Le Conseil du commerce de France, l’association Perifem et l’Union des métiers et des industries de l’hôtellerie ont déposé une requête en référé-suspension, en application de l’article L. 521-1 du code de justice administrative. Ils estimaient que le décret en cause méconnait le principe de sécurité juridique, en prévoyant notamment que les rapports d’étude énergétique et les plans d’action soient élaborés avant le 1er juillet 2017, au vu des délais très brefs pour réaliser ces opérations, sachant que le décret attaqué n’a été publié que le 9 mai 2017, et que l’arrêté interministériel devant préciser le contenu et les modalités de réalisation des études énergétiques n’a pas encore était émis.

Par une première ordonnance du 28 juin 2017, le Conseil d’Etat a considéré que la condition d’urgence et la condition tenant au doute sérieux quant à la légalité du décret attaqué étaient réunies, estimant que le délai fixé par l’article R. 131-46 était impossible à respecter. Il a ainsi partiellement suspendu l’exécution du décret en cause en tant qu’il comporte les termes « avant le 1er juillet 2017 ».

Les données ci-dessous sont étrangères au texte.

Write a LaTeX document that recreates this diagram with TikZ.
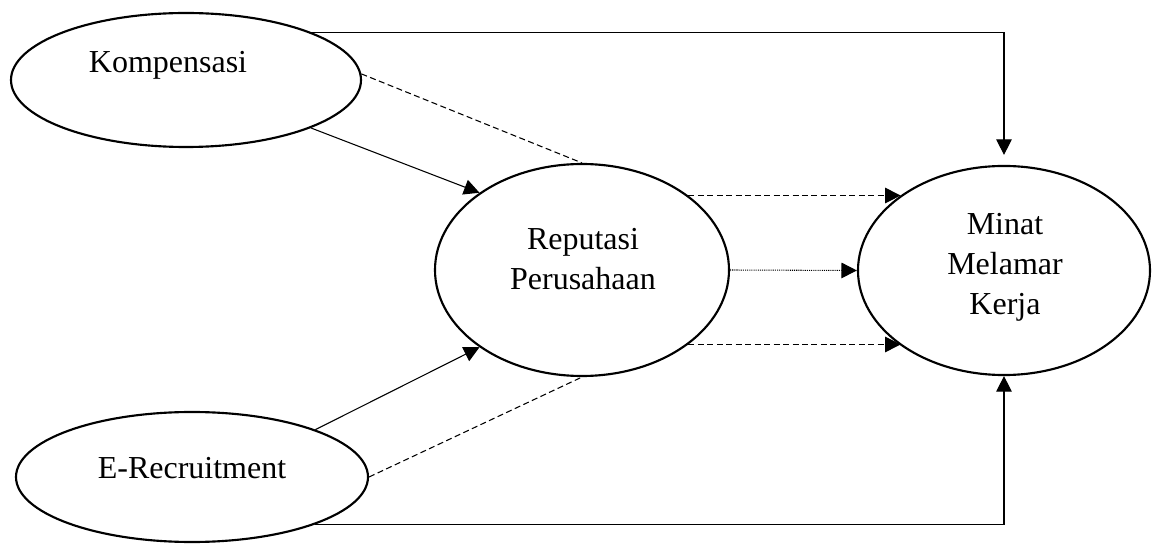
\documentclass[tikz,border=0pt]{standalone}
\usepackage{fontspec}
\setmainfont{Liberation Serif}
\usetikzlibrary{shapes.geometric,arrows.meta}
\tikzset{
  var/.style={draw, ellipse, line width=0.8pt, inner sep=0pt},
  lbl/.style={align=center, anchor=base, inner sep=0pt, font=\fontsize{12pt}{15pt}\selectfont},
  conn/.style={line width=0.4pt},
  tip/.style={-{Triangle[length=5.8pt,width=5.8pt]}},
  dsh/.style={dash pattern=on 2.25pt off 1.3pt},
  dtt/.style={dash pattern=on 0.4pt off 0.4pt}
}
\begin{document}
\begin{tikzpicture}[x=0.375pt,y=-0.375pt]
\useasboundingbox (0,0) rectangle (1155,545);
% ellipses
\node[var, minimum width=131.25pt, minimum height=50.25pt] (k) at (186,80) {};
\node[var, minimum width=132pt, minimum height=48.75pt] (e) at (192,477) {};
\node[var, minimum width=110.25pt, minimum height=79.5pt] (r) at (582,270) {};
\node[var, minimum width=109.5pt, minimum height=78.4pt] (m) at (1004,270.5) {};
% labels (base anchor = baseline of the last line)
\node[lbl] (kt) at (168,73) {Kompensasi};
\node[lbl] (et) at (192,479) {E-Recruitment};
\node[lbl] (rt) at (583,289) {Reputasi\\Perusahaan};
\node[lbl] (mt) at (1005,315) {Minat\\Melamar\\Kerja};
% connectors
\draw[conn,tip,shorten >=3.75pt] (k.21) -| (m.north);
\draw[conn,tip] (e.-21) -| (m.south);
\draw[conn,tip] (k.-21) -- (r.143);
\draw[conn,tip] (e.21) -- (r.217);
\draw[conn,dsh] (k.2) -- (r.north);
\draw[conn,dsh] (e.east) -- (r.south);
\draw[conn,dsh,tip] (r.35) -- (m.144 |- r.35);
\draw[conn,dsh,tip] (r.-35) -- (m.-144 |- r.-35);
\draw[conn,dtt,tip] (r.east) -- (m.west);
\end{tikzpicture}
\end{document}
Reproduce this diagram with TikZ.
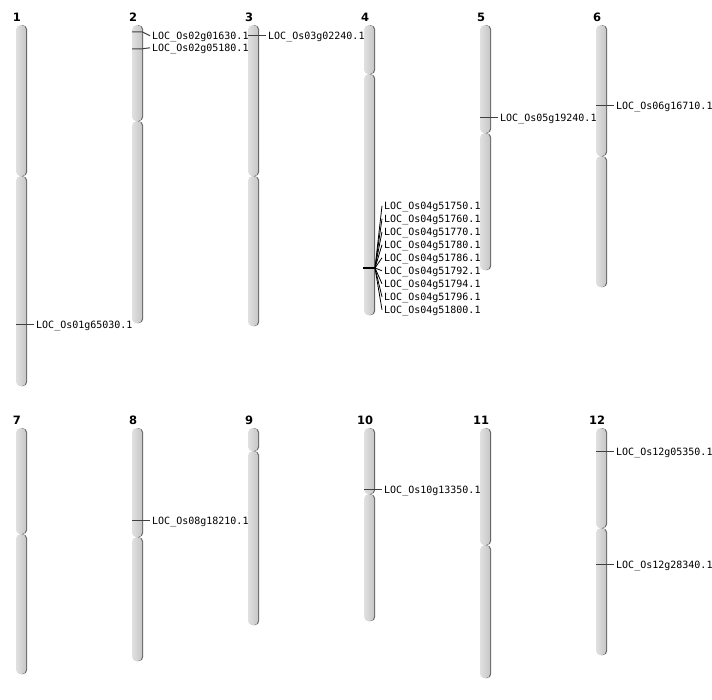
\documentclass[tikz,border=0pt]{standalone}
\usepackage{fontspec}
\setmainfont{DejaVu Sans}
\setmonofont{DejaVu Sans Mono}
\usetikzlibrary{shadows}
\tikzset{
  arm/.style={rounded corners=4.5pt, minimum width=10pt, inner sep=0pt, draw=none,
    left color=black!12, right color=black!22,
    drop shadow={shadow xshift=1.2pt, shadow yshift=0pt, fill=black!60, opacity=1}},
  num/.style={font=\fontsize{11.5}{11.5}\selectfont\bfseries, inner sep=0pt},
  lab/.style={font=\fontsize{10}{10}\selectfont\ttfamily, anchor=west, inner xsep=2pt, inner ysep=0pt,
    text height=7.3pt, text depth=0pt},
  mk/.style={draw=black!75, line width=1pt},
  mkthick/.style={draw=black, line width=2.6pt},
}
\newcommand\chrom[6]{%
  \node[arm, anchor=north, minimum height={(#4-#3)*1pt}] (#1a) at (#2,#3) {};
  \node[arm, anchor=north, minimum height={(#5-#4)*1pt}] (#1b) at (#2,#4) {};
  \node[num] (#1n) at (#2-4,#3-8) {#6};
}
\newcommand\marker[5]{% name, chr left x, marker y, label y, text
  \coordinate (#1m) at (#2,#3+0.8);
  \node[lab] (#1l) at (#2+18,#4+0.8) {#5};
  \draw[mk] (#1m) -- ++(10,0) -- (#1l.west);
}
\begin{document}
\begin{tikzpicture}[x=1pt,y=-1pt]
\useasboundingbox[fill=white] (0,0) rectangle (712,700);
% row 1
\chrom{c1}{21}{25}{176}{386}{1}
\chrom{c2}{137}{25}{121}{323}{2}
\chrom{c3}{253}{25}{176}{326}{3}
\chrom{c4}{369}{25}{74}{315}{4}
\chrom{c5}{485}{25}{133}{270}{5}
\chrom{c6}{601}{25}{156}{287}{6}
% row 2
\chrom{c7}{21}{428}{534}{674}{7}
\chrom{c8}{137}{428}{537}{661}{8}
\chrom{c9}{253}{428}{451}{625}{9}
\chrom{c10}{369}{428}{494}{621}{10}
\chrom{c11}{485}{428}{545}{678}{11}
\chrom{c12}{601}{428}{528}{655}{12}
% markers
\marker{a}{16}{324}{324}{LOC\_Os01g65030.1}
\marker{b}{132}{31}{35}{LOC\_Os02g01630.1}
\marker{c}{132}{48}{47}{LOC\_Os02g05180.1}
\marker{d}{248}{35}{35}{LOC\_Os03g02240.1}
\marker{e}{480}{117}{117}{LOC\_Os05g19240.1}
\marker{f}{596}{105}{105}{LOC\_Os06g16710.1}
\marker{g}{132}{520}{520}{LOC\_Os08g18210.1}
\marker{h}{364}{489}{489}{LOC\_Os10g13350.1}
\marker{i}{596}{451}{451}{LOC\_Os12g05350.1}
\marker{j}{596}{564}{564}{LOC\_Os12g28340.1}
% chromosome 4 cluster
\coordinate (k0) at (363,268);
\coordinate (k1) at (375,268);
\draw[mkthick] (k0) -- (k1);
\foreach \n/\t [count=\i from 0] in {k1a/51750,k1b/51760,k1c/51770,k1d/51780,k1e/51786,k1f/51792,k1g/51794,k1h/51796,k1i/51800}{
  \node[lab] (\n) at (382,205.8+13*\i) {LOC\_Os04g\t.1};
  \draw[draw=black, line width=0.8pt] (k1) -- (\n.west);
}
\end{tikzpicture}
\end{document}
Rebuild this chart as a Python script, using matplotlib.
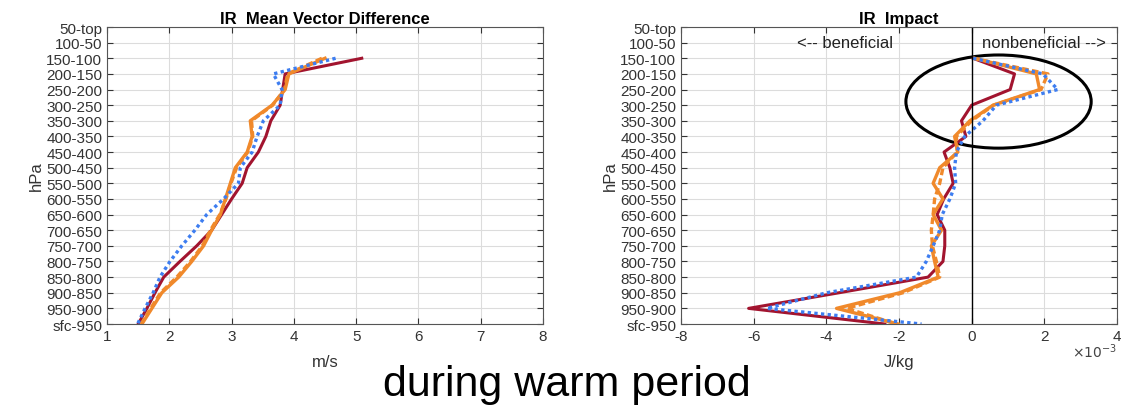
import matplotlib.pyplot as plt
import numpy as np
from matplotlib.patches import Ellipse

plt.rcParams['font.family'] = ['Liberation Sans', 'DejaVu Sans']
plt.rcParams['axes.unicode_minus'] = False

levels = ['50-top', '100-50', '150-100', '200-150', '250-200', '300-250', '350-300',
          '400-350', '450-400', '500-450', '550-500', '600-550', '650-600', '700-650',
          '750-700', '800-750', '850-800', '900-850', '950-900', 'sfc-950']

# values start at 150-100 (index 2) down to sfc-950
mvd_red = [5.09, 3.86, 3.82, 3.78, 3.63, 3.55, 3.43, 3.25, 3.17, 3.00, 2.84, 2.68,
           2.44, 2.17, 1.91, 1.77, 1.64, 1.50]
mvd_orange = [4.50, 3.92, 3.86, 3.65, 3.30, 3.33, 3.25, 3.06, 2.98, 2.90, 2.82, 2.68,
              2.55, 2.36, 2.15, 1.88, 1.72, 1.56]
mvd_orange_d = [4.45, 3.90, 3.85, 3.66, 3.32, 3.34, 3.26, 3.08, 2.99, 2.91, 2.81, 2.66,
                2.53, 2.34, 2.12, 1.86, 1.70, 1.55]
mvd_blue = [4.67, 3.67, 3.81, 3.78, 3.51, 3.41, 3.33, 3.14, 3.11, 2.87, 2.60, 2.41,
            2.20, 2.01, 1.85, 1.74, 1.61, 1.49]

imp_red = [0.04, 1.18, 1.06, 0.00, -0.28, -0.16, -0.76, -0.60, -0.51, -0.77, -0.95, -0.74,
           -0.74, -0.79, -1.20, -3.65, -6.14, -2.39]
imp_orange = [0.08, 1.78, 1.87, 0.59, -0.05, -0.47, -0.38, -0.88, -1.06, -0.79, -1.06, -0.83,
              -1.11, -1.02, -0.92, -1.98, -3.72, -2.02]
imp_orange_d = [0.04, 2.10, 1.91, 0.60, 0.00, -0.42, -0.40, -0.79, -0.88, -1.02, -1.06, -1.11,
                -1.08, -0.97, -0.88, -1.89, -3.44, -2.07]
imp_blue = [0.04, 1.96, 2.37, 0.68, 0.31, -0.19, -0.42, -0.47, -0.44, -0.60, -0.81, -0.88,
            -1.06, -1.25, -1.52, -3.99, -5.64, -1.38]

red = '#A2142F'
orange = '#F0892B'
blue = '#3D7DF0'

ypos = np.arange(2, len(levels))

fig = plt.figure(figsize=(11.4, 4.1), dpi=100)
ax1 = fig.add_axes([0.0939, 0.2073, 0.3824, 0.7244])
ax2 = fig.add_axes([0.5974, 0.2073, 0.3824, 0.7244])

def style(ax):
    ax.set_ylim(len(levels) - 1, 0)
    ax.set_yticks(range(len(levels)))
    ax.set_yticklabels(levels)
    ax.grid(True, color='#dcdcdc', linewidth=0.8)
    ax.set_axisbelow(True)
    ax.tick_params(labelsize=11, colors='#333333', direction='in', length=4,
                   right=True, top=True)
    for s in ax.spines.values():
        s.set_color('#555555')
    ax.set_ylabel('hPa', fontsize=12, color='#333333', labelpad=2)

# left panel
ax1.plot(mvd_red, ypos, color=red, lw=2.2)
ax1.plot(mvd_orange, ypos, color=orange, lw=2.4)
ax1.plot(mvd_orange_d, ypos, color=orange, lw=2.4, ls=(0, (2, 1)))
ax1.plot(mvd_blue, ypos, color=blue, lw=2.4, ls=(0, (1, 1)))
style(ax1)
ax1.set_xlim(1, 8)
ax1.set_xticks(range(1, 9))
ax1.set_xlabel('m/s', fontsize=12, color='#333333', labelpad=8)
ax1.set_title('IR  Mean Vector Difference', fontsize=12, fontweight='bold', pad=3)

# right panel
ax2.plot(imp_red, ypos, color=red, lw=2.2)
ax2.plot(imp_orange, ypos, color=orange, lw=2.4)
ax2.plot(imp_orange_d, ypos, color=orange, lw=2.4, ls=(0, (2, 1)))
ax2.plot(imp_blue, ypos, color=blue, lw=2.4, ls=(0, (1, 1)))
ax2.axvline(0, color='black', lw=1)
style(ax2)
ax2.set_xlim(-8, 4)
ax2.set_xticks(range(-8, 5, 2))
ax2.set_xlabel('J/kg', fontsize=12, color='#333333', labelpad=8)
ax2.set_title('IR  Impact', fontsize=12, fontweight='bold', pad=3)
ax2.text(-3.5, 1, '<-- beneficial', fontsize=12, ha='center', va='center', color='#222222')
ax2.text(2.0, 1, 'nonbeneficial -->', fontsize=12, ha='center', va='center', color='#222222')
ax2.add_patch(Ellipse((0.74, 4.77), 5.1, 5.96, fill=False, edgecolor='black', lw=2.2))
ax2.text(1.0, -0.06, r'$\times10^{-3}$', transform=ax2.transAxes, fontsize=10,
         ha='right', va='top', color='#444444')

fig.text(0.497, 0.062, 'during warm period', fontsize=31, ha='center', va='center')

fig.savefig('out.png', dpi=100)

Les requérants ont ensuite soutenu que le décret attaqué porte atteinte au principe de sécurité juridique en laissant un délai trop contraint pour atteindre l’objectif de diminution de 25% (avant le 1er janvier 2020), dès lors que l’article L. 111-10-3 du CCH prévoit un délai de 5 ans entre la publication du décret et la période de réalisation de l’obligation ; ils estimait également que le décret était entaché d’illégalité en ce qu’il n’inclut dans son champ d’application que certains bâtiments du secteur tertiaire, et qu’il ne module pas les obligations imposées aux propriétaires ou bailleurs suivant la destination des bâtiments.
Le Conseil d’Etat a fait droit aux demandes des requérants et a ainsi annulé l’intégralité des dispositions du décret du 9 mai 2017 par une seconde ordonnance en date du 11 juillet 2017.

Il s’agit désormais d’attendre que la plus haute juridiction administrative se prononce sur le fond du décret du 9 mai 2017, d’autant que la rénovation des bâtiments tertiaire figure au rang des priorités de l’action gouvernementale, ainsi que l’a rappelé le Plan climat présenté le 6 juillet dernier par M. Hulot, ministre de la transition écologique et solidaire.